DATA SEGMENT:
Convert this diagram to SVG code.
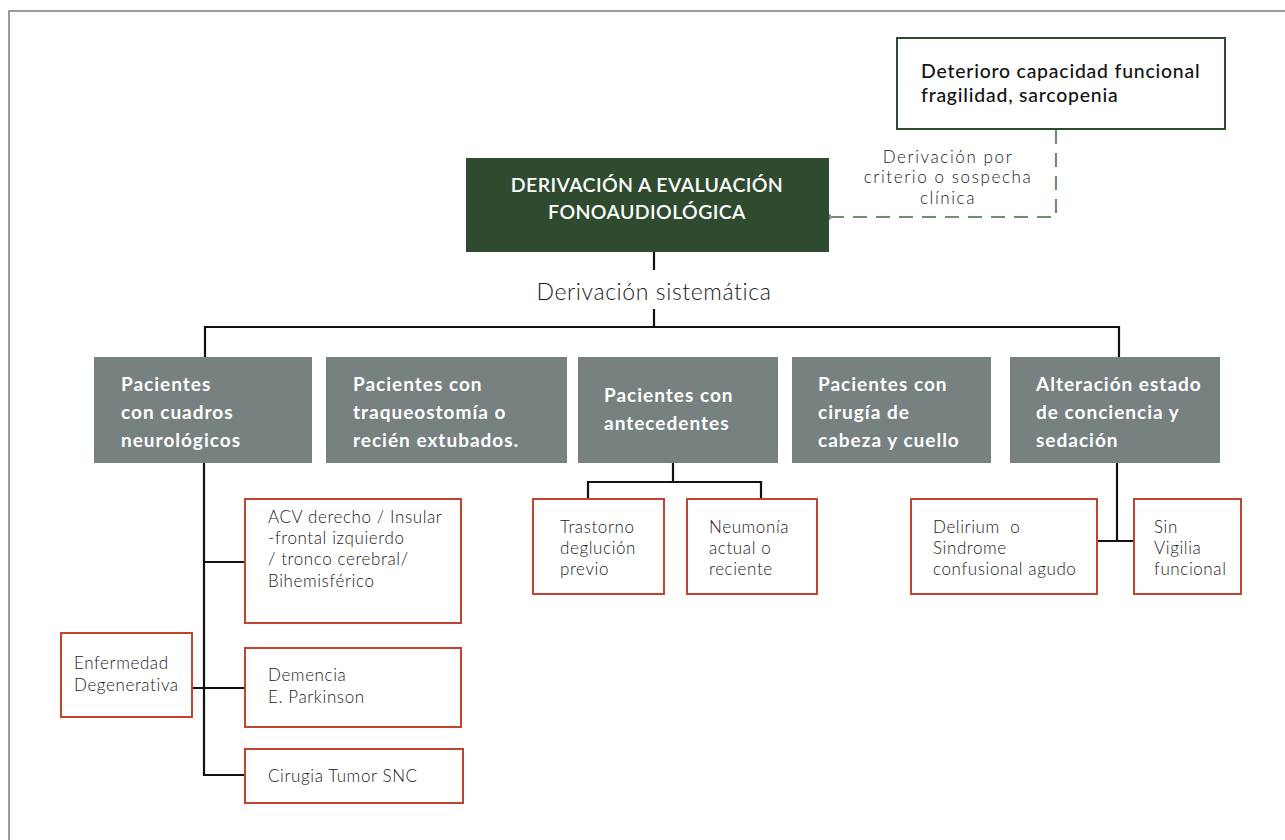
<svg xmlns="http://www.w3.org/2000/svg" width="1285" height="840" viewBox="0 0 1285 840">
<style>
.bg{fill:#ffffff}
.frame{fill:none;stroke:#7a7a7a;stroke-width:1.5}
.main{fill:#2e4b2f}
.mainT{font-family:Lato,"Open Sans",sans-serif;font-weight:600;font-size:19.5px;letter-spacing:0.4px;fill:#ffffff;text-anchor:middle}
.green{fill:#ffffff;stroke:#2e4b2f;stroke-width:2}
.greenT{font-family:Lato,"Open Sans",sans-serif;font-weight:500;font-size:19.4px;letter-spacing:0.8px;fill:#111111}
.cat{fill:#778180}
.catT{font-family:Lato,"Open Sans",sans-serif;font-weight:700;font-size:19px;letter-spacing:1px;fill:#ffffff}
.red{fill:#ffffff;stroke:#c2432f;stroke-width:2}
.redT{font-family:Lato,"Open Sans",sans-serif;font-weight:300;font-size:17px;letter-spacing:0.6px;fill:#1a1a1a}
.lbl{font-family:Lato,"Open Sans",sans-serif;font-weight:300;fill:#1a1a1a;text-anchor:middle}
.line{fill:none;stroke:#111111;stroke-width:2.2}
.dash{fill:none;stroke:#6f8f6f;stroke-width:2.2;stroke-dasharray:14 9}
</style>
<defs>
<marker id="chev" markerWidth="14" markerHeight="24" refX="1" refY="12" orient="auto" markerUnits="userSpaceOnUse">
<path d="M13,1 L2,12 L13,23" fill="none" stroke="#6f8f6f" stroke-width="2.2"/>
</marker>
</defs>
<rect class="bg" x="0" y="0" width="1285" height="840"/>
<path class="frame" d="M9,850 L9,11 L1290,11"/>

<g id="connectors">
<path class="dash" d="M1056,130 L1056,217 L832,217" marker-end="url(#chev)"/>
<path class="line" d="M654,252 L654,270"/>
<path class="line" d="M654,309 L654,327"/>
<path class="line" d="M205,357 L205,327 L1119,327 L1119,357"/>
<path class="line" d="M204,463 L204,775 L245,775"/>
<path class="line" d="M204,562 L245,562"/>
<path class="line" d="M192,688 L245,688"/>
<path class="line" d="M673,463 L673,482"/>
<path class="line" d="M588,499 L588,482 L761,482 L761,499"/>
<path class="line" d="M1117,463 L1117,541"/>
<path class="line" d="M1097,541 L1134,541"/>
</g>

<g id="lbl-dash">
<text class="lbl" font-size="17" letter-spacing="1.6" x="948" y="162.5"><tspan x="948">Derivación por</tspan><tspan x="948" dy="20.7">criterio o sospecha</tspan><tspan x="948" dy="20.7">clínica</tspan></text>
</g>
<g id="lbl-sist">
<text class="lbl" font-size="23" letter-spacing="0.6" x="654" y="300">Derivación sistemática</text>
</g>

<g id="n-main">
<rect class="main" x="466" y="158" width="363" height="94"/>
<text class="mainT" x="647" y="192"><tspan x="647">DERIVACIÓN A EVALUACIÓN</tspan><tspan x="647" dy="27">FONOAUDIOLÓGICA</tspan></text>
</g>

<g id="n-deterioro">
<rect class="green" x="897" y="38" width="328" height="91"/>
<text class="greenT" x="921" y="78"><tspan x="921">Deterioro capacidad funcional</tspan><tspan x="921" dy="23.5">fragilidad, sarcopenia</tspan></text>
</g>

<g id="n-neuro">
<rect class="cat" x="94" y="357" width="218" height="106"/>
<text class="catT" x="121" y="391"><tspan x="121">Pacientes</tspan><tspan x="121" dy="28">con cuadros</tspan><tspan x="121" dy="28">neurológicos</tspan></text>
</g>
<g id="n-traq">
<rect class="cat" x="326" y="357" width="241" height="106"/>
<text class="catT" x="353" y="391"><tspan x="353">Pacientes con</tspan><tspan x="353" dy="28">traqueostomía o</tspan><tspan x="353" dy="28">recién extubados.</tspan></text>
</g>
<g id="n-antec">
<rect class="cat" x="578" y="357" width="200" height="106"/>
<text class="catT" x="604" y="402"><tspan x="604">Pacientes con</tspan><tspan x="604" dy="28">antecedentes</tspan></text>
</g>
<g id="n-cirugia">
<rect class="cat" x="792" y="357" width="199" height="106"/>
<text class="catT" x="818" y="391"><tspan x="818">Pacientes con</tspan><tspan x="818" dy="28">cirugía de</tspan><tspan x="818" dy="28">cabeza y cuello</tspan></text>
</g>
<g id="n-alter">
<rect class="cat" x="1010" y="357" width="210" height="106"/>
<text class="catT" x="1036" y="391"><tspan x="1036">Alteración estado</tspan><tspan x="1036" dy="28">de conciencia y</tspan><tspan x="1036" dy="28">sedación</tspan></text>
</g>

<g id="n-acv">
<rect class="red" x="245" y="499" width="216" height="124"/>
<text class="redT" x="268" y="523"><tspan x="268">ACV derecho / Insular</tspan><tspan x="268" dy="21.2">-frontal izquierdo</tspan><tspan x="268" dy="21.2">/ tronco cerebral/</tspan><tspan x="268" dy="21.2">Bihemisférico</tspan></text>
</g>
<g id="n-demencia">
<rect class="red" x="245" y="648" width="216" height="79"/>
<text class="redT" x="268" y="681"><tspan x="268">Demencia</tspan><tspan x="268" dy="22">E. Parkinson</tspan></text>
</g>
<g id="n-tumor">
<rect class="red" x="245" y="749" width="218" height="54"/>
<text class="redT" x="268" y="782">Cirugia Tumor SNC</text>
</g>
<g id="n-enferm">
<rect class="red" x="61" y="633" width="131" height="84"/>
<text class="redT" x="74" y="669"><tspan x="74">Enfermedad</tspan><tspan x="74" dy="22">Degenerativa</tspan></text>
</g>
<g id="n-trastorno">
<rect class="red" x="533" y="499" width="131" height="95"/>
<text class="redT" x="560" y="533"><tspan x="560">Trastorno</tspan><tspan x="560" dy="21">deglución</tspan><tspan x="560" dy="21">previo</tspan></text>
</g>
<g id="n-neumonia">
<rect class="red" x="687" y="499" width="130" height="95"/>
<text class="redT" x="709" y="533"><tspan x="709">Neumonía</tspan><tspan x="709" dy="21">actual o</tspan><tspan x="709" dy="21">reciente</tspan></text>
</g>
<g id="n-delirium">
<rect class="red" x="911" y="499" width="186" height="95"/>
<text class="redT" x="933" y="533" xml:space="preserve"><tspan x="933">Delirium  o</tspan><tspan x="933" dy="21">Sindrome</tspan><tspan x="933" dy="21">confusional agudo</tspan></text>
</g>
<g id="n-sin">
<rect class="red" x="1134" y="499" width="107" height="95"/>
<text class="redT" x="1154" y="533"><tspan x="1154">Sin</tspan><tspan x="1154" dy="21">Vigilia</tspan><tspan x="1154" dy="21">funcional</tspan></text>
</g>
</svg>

STATED PROBLEM: Print out the material word for word, omitting the pictures.

COMPLETED EXERCISE:
Convert this diagram to SVG code.
<svg xmlns="http://www.w3.org/2000/svg" width="1285" height="840" viewBox="0 0 1285 840">
<style>
.bg{fill:#ffffff}
.frame{fill:none;stroke:#7a7a7a;stroke-width:1.5}
.main{fill:#2e4b2f}
.mainT{font-family:Lato,"Open Sans",sans-serif;font-weight:600;font-size:19.5px;letter-spacing:0.4px;fill:#ffffff;text-anchor:middle}
.green{fill:#ffffff;stroke:#2e4b2f;stroke-width:2}
.greenT{font-family:Lato,"Open Sans",sans-serif;font-weight:500;font-size:19.4px;letter-spacing:0.8px;fill:#111111}
.cat{fill:#778180}
.catT{font-family:Lato,"Open Sans",sans-serif;font-weight:700;font-size:19px;letter-spacing:1px;fill:#ffffff}
.red{fill:#ffffff;stroke:#c2432f;stroke-width:2}
.redT{font-family:Lato,"Open Sans",sans-serif;font-weight:300;font-size:17px;letter-spacing:0.6px;fill:#1a1a1a}
.lbl{font-family:Lato,"Open Sans",sans-serif;font-weight:300;fill:#1a1a1a;text-anchor:middle}
.line{fill:none;stroke:#111111;stroke-width:2.2}
.dash{fill:none;stroke:#6f8f6f;stroke-width:2.2;stroke-dasharray:14 9}
</style>
<defs>
<marker id="chev" markerWidth="14" markerHeight="24" refX="1" refY="12" orient="auto" markerUnits="userSpaceOnUse">
<path d="M13,1 L2,12 L13,23" fill="none" stroke="#6f8f6f" stroke-width="2.2"/>
</marker>
</defs>
<rect class="bg" x="0" y="0" width="1285" height="840"/>
<path class="frame" d="M9,850 L9,11 L1290,11"/>

<g id="connectors">
<path class="dash" d="M1056,130 L1056,217 L832,217" marker-end="url(#chev)"/>
<path class="line" d="M654,252 L654,270"/>
<path class="line" d="M654,309 L654,327"/>
<path class="line" d="M205,357 L205,327 L1119,327 L1119,357"/>
<path class="line" d="M204,463 L204,775 L245,775"/>
<path class="line" d="M204,562 L245,562"/>
<path class="line" d="M192,688 L245,688"/>
<path class="line" d="M673,463 L673,482"/>
<path class="line" d="M588,499 L588,482 L761,482 L761,499"/>
<path class="line" d="M1117,463 L1117,541"/>
<path class="line" d="M1097,541 L1134,541"/>
</g>

<g id="lbl-dash">
<text class="lbl" font-size="17" letter-spacing="1.6" x="948" y="162.5"><tspan x="948">Derivación por</tspan><tspan x="948" dy="20.7">criterio o sospecha</tspan><tspan x="948" dy="20.7">clínica</tspan></text>
</g>
<g id="lbl-sist">
<text class="lbl" font-size="23" letter-spacing="0.6" x="654" y="300">Derivación sistemática</text>
</g>

<g id="n-main">
<rect class="main" x="466" y="158" width="363" height="94"/>
<text class="mainT" x="647" y="192"><tspan x="647">DERIVACIÓN A EVALUACIÓN</tspan><tspan x="647" dy="27">FONOAUDIOLÓGICA</tspan></text>
</g>

<g id="n-deterioro">
<rect class="green" x="897" y="38" width="328" height="91"/>
<text class="greenT" x="921" y="78"><tspan x="921">Deterioro capacidad funcional</tspan><tspan x="921" dy="23.5">fragilidad, sarcopenia</tspan></text>
</g>

<g id="n-neuro">
<rect class="cat" x="94" y="357" width="218" height="106"/>
<text class="catT" x="121" y="391"><tspan x="121">Pacientes</tspan><tspan x="121" dy="28">con cuadros</tspan><tspan x="121" dy="28">neurológicos</tspan></text>
</g>
<g id="n-traq">
<rect class="cat" x="326" y="357" width="241" height="106"/>
<text class="catT" x="353" y="391"><tspan x="353">Pacientes con</tspan><tspan x="353" dy="28">traqueostomía o</tspan><tspan x="353" dy="28">recién extubados.</tspan></text>
</g>
<g id="n-antec">
<rect class="cat" x="578" y="357" width="200" height="106"/>
<text class="catT" x="604" y="402"><tspan x="604">Pacientes con</tspan><tspan x="604" dy="28">antecedentes</tspan></text>
</g>
<g id="n-cirugia">
<rect class="cat" x="792" y="357" width="199" height="106"/>
<text class="catT" x="818" y="391"><tspan x="818">Pacientes con</tspan><tspan x="818" dy="28">cirugía de</tspan><tspan x="818" dy="28">cabeza y cuello</tspan></text>
</g>
<g id="n-alter">
<rect class="cat" x="1010" y="357" width="210" height="106"/>
<text class="catT" x="1036" y="391"><tspan x="1036">Alteración estado</tspan><tspan x="1036" dy="28">de conciencia y</tspan><tspan x="1036" dy="28">sedación</tspan></text>
</g>

<g id="n-acv">
<rect class="red" x="245" y="499" width="216" height="124"/>
<text class="redT" x="268" y="523"><tspan x="268">ACV derecho / Insular</tspan><tspan x="268" dy="21.2">-frontal izquierdo</tspan><tspan x="268" dy="21.2">/ tronco cerebral/</tspan><tspan x="268" dy="21.2">Bihemisférico</tspan></text>
</g>
<g id="n-demencia">
<rect class="red" x="245" y="648" width="216" height="79"/>
<text class="redT" x="268" y="681"><tspan x="268">Demencia</tspan><tspan x="268" dy="22">E. Parkinson</tspan></text>
</g>
<g id="n-tumor">
<rect class="red" x="245" y="749" width="218" height="54"/>
<text class="redT" x="268" y="782">Cirugia Tumor SNC</text>
</g>
<g id="n-enferm">
<rect class="red" x="61" y="633" width="131" height="84"/>
<text class="redT" x="74" y="669"><tspan x="74">Enfermedad</tspan><tspan x="74" dy="22">Degenerativa</tspan></text>
</g>
<g id="n-trastorno">
<rect class="red" x="533" y="499" width="131" height="95"/>
<text class="redT" x="560" y="533"><tspan x="560">Trastorno</tspan><tspan x="560" dy="21">deglución</tspan><tspan x="560" dy="21">previo</tspan></text>
</g>
<g id="n-neumonia">
<rect class="red" x="687" y="499" width="130" height="95"/>
<text class="redT" x="709" y="533"><tspan x="709">Neumonía</tspan><tspan x="709" dy="21">actual o</tspan><tspan x="709" dy="21">reciente</tspan></text>
</g>
<g id="n-delirium">
<rect class="red" x="911" y="499" width="186" height="95"/>
<text class="redT" x="933" y="533" xml:space="preserve"><tspan x="933">Delirium  o</tspan><tspan x="933" dy="21">Sindrome</tspan><tspan x="933" dy="21">confusional agudo</tspan></text>
</g>
<g id="n-sin">
<rect class="red" x="1134" y="499" width="107" height="95"/>
<text class="redT" x="1154" y="533"><tspan x="1154">Sin</tspan><tspan x="1154" dy="21">Vigilia</tspan><tspan x="1154" dy="21">funcional</tspan></text>
</g>
</svg>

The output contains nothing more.